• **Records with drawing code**
******

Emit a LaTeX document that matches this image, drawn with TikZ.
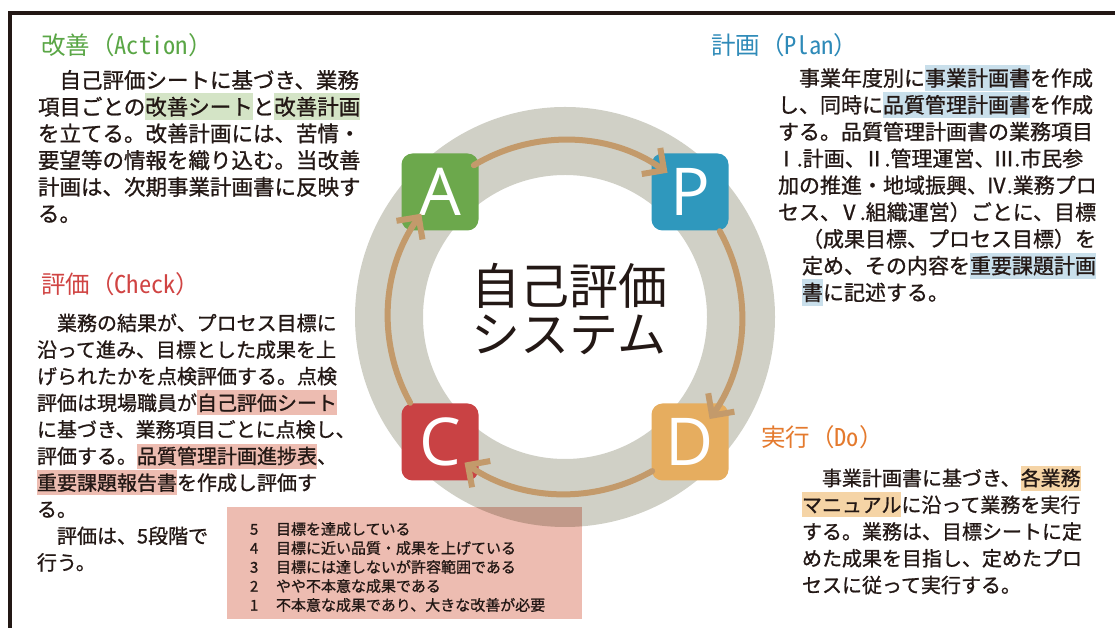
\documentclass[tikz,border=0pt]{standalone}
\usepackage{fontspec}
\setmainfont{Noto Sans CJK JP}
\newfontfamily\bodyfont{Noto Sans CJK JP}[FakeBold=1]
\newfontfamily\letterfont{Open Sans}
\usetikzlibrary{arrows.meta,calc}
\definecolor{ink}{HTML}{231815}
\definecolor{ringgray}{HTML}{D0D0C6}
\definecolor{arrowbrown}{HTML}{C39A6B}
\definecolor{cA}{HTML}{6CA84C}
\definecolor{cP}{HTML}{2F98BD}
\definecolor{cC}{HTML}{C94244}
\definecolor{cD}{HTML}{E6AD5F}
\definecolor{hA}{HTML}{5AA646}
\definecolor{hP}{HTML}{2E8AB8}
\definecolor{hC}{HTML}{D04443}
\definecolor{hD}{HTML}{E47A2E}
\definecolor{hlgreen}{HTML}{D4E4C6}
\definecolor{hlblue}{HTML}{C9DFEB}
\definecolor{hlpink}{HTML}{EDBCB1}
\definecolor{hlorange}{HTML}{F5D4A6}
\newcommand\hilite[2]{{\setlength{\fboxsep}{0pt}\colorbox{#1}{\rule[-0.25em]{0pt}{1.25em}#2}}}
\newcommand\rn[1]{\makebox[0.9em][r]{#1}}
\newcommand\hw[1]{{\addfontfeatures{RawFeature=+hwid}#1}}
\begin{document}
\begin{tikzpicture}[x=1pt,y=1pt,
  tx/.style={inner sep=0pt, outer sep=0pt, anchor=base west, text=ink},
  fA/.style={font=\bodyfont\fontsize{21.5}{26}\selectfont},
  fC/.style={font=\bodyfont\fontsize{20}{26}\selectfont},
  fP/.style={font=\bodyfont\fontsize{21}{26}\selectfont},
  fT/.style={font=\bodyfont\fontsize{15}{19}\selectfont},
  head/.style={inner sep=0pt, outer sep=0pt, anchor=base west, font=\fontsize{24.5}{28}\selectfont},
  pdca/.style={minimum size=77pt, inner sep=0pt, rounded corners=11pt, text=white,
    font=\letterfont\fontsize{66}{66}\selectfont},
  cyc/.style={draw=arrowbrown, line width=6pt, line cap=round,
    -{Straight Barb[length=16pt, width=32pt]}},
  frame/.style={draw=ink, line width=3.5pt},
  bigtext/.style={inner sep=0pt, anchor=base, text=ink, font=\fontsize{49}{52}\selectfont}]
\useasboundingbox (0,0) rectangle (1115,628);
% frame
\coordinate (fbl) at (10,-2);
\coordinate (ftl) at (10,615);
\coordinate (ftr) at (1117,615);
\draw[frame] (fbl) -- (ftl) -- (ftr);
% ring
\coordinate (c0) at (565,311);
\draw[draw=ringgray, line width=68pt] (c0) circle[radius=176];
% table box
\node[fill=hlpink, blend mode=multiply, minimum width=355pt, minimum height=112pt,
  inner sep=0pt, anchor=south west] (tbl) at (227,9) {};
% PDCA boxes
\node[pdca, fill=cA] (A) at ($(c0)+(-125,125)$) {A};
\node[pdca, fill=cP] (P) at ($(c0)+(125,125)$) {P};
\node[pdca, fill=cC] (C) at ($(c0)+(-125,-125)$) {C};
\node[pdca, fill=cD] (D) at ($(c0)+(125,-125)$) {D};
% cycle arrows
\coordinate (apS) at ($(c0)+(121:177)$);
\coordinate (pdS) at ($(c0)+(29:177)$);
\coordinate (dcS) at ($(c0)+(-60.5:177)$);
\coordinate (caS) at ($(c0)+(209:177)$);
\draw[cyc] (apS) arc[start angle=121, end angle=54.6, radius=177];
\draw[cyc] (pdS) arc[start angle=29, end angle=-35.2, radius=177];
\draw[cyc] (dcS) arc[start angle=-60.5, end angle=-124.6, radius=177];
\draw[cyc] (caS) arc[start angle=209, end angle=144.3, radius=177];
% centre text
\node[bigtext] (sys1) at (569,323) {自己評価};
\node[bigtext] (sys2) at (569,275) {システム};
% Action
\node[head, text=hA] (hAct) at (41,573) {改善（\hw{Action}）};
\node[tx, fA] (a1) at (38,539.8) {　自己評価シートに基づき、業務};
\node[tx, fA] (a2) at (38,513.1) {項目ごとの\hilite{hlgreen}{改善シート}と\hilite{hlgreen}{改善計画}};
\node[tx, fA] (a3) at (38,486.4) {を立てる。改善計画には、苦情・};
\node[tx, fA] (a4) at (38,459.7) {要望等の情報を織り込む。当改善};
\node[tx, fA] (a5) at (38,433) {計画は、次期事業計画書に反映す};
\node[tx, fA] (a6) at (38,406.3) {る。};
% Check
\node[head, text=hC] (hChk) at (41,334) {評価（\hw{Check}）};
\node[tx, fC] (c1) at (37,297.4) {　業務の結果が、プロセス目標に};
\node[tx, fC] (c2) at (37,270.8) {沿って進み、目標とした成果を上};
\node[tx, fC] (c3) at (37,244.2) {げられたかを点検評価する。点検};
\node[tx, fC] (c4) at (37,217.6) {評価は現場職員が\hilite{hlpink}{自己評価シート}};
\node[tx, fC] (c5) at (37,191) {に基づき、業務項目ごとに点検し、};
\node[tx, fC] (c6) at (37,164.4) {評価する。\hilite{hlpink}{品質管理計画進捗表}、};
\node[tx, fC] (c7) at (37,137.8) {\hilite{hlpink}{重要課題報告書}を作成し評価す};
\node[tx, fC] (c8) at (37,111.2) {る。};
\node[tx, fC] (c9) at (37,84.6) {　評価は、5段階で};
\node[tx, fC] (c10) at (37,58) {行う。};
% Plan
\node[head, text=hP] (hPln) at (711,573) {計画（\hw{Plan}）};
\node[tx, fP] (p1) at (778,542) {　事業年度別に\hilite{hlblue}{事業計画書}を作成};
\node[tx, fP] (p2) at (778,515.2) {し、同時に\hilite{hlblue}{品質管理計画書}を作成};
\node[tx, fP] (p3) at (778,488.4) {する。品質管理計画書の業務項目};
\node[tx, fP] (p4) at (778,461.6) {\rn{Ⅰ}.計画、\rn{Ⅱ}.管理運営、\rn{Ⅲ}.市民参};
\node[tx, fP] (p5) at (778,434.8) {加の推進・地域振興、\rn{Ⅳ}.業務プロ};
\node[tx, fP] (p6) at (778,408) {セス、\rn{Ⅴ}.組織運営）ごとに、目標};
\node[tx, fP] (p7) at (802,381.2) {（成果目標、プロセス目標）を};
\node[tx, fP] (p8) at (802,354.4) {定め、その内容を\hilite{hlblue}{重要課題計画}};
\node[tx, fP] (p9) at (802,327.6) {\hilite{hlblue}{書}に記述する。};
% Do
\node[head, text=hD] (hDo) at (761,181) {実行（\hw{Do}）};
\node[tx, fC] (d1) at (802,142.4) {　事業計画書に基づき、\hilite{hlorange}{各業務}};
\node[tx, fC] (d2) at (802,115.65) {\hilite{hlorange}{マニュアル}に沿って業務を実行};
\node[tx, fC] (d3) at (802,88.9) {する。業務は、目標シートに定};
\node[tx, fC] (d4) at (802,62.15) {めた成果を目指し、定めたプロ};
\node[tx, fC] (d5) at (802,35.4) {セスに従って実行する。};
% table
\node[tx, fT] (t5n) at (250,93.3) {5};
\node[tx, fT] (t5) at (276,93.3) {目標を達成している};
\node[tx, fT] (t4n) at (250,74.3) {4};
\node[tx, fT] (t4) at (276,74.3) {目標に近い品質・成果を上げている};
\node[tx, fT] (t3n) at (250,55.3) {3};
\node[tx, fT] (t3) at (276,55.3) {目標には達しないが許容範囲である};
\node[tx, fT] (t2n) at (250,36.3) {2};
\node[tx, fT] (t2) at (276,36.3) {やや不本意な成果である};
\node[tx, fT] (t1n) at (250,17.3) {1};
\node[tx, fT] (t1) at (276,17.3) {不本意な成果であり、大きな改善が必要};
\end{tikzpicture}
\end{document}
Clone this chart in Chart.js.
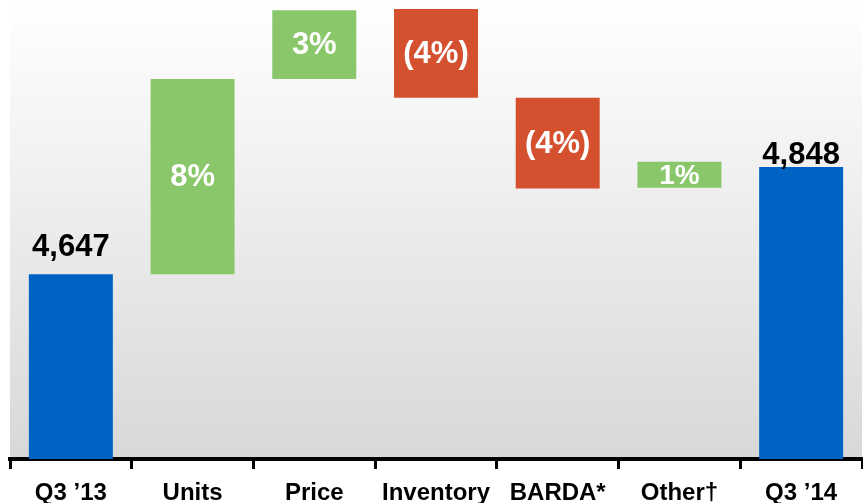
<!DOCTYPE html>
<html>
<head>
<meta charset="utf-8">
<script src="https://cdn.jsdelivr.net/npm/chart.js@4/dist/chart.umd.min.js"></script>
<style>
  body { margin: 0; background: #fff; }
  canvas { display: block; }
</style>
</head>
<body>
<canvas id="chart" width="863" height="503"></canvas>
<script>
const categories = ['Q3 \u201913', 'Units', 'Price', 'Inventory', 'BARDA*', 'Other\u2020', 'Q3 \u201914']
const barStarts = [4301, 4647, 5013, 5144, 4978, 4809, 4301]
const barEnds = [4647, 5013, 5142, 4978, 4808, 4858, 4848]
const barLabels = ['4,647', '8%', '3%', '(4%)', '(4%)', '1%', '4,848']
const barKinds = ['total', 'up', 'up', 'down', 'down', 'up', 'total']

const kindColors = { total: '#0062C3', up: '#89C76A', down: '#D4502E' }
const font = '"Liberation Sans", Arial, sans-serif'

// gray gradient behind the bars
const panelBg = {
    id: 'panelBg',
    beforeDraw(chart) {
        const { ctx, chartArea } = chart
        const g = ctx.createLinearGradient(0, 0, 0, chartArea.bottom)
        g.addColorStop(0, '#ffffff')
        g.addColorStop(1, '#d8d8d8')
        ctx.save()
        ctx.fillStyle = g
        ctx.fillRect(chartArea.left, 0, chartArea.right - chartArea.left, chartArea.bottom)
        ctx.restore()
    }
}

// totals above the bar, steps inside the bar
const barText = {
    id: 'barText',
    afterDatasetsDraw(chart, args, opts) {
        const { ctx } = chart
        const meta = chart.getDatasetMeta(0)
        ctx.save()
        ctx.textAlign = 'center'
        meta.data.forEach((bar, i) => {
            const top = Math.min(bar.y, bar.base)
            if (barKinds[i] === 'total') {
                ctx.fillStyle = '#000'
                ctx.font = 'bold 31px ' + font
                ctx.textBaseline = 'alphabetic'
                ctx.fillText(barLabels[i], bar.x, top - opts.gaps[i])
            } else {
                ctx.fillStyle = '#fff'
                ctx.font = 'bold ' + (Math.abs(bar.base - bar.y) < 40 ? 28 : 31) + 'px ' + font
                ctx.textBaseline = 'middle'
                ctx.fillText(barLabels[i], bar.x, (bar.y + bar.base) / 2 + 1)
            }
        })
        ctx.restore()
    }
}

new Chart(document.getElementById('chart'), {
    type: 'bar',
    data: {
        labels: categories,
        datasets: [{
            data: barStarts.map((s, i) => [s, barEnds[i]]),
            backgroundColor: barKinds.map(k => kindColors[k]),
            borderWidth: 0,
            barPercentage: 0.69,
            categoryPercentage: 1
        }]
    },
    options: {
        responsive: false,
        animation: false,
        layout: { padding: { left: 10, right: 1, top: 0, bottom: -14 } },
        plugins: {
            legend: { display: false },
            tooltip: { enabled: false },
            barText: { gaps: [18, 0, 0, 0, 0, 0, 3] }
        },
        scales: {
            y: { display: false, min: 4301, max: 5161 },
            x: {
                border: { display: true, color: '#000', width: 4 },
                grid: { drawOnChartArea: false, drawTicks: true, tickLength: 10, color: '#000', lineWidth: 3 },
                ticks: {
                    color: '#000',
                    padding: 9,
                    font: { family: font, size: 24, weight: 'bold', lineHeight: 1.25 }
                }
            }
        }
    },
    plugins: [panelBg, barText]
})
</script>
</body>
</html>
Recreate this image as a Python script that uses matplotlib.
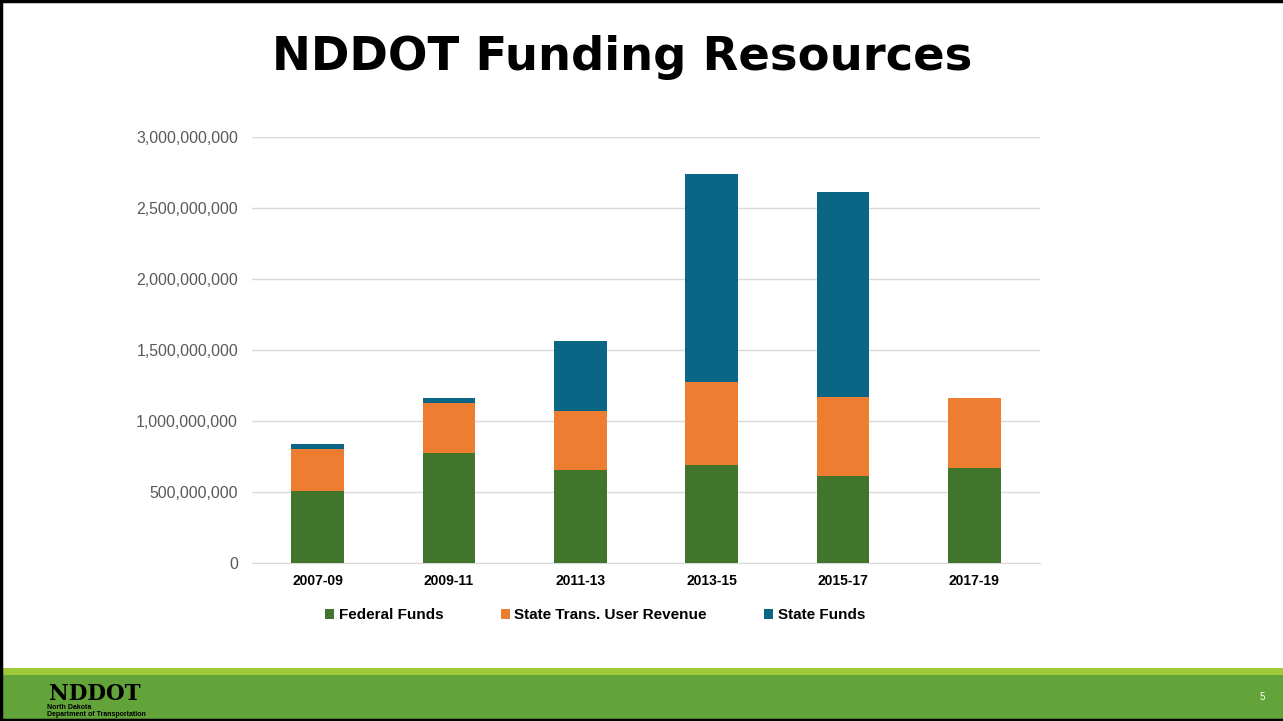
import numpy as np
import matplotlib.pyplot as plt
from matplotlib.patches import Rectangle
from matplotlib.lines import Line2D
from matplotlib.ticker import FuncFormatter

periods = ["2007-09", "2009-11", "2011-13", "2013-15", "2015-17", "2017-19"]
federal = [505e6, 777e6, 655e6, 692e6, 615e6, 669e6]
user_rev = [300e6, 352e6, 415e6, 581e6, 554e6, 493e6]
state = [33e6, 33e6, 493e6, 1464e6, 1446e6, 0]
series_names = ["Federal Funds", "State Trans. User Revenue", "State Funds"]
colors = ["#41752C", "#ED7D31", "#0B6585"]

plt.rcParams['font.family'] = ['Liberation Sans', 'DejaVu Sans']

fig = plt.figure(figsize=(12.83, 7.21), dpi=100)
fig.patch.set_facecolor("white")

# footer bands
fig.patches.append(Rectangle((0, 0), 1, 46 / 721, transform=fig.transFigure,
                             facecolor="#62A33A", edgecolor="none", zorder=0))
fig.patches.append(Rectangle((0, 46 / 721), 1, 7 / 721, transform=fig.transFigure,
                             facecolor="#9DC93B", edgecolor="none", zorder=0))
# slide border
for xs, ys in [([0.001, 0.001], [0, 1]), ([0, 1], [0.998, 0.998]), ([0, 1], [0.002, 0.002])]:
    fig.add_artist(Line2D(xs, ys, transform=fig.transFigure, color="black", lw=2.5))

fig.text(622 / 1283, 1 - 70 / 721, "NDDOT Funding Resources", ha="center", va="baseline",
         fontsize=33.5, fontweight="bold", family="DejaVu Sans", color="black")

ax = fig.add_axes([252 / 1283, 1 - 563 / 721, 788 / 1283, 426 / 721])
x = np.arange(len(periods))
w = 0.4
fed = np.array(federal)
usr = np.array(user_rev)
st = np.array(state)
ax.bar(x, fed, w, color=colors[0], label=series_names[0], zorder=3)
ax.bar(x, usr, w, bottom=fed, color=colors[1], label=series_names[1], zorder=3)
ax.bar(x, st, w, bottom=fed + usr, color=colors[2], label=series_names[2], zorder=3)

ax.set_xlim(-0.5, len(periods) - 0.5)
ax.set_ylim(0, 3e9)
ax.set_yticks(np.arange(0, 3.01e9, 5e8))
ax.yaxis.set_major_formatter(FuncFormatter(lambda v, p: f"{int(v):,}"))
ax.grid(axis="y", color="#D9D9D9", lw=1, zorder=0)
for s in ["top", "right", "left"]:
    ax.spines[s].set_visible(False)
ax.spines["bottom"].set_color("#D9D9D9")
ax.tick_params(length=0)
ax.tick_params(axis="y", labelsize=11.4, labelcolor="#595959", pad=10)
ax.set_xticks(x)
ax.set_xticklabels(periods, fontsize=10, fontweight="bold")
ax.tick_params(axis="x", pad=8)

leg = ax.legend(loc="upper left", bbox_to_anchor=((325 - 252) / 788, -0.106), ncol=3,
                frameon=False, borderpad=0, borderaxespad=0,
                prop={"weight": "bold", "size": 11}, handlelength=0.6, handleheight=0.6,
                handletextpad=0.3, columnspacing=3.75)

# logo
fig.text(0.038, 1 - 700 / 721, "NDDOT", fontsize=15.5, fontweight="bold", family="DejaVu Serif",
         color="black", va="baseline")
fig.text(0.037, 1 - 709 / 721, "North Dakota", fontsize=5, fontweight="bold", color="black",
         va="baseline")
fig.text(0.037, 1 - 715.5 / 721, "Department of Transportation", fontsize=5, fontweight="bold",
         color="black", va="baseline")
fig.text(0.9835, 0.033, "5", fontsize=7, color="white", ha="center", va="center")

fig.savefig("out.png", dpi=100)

******

• **Stated task**
How many lines of the entries above hold the string "this"? Reply with the number alone.

• **Exercise result**
3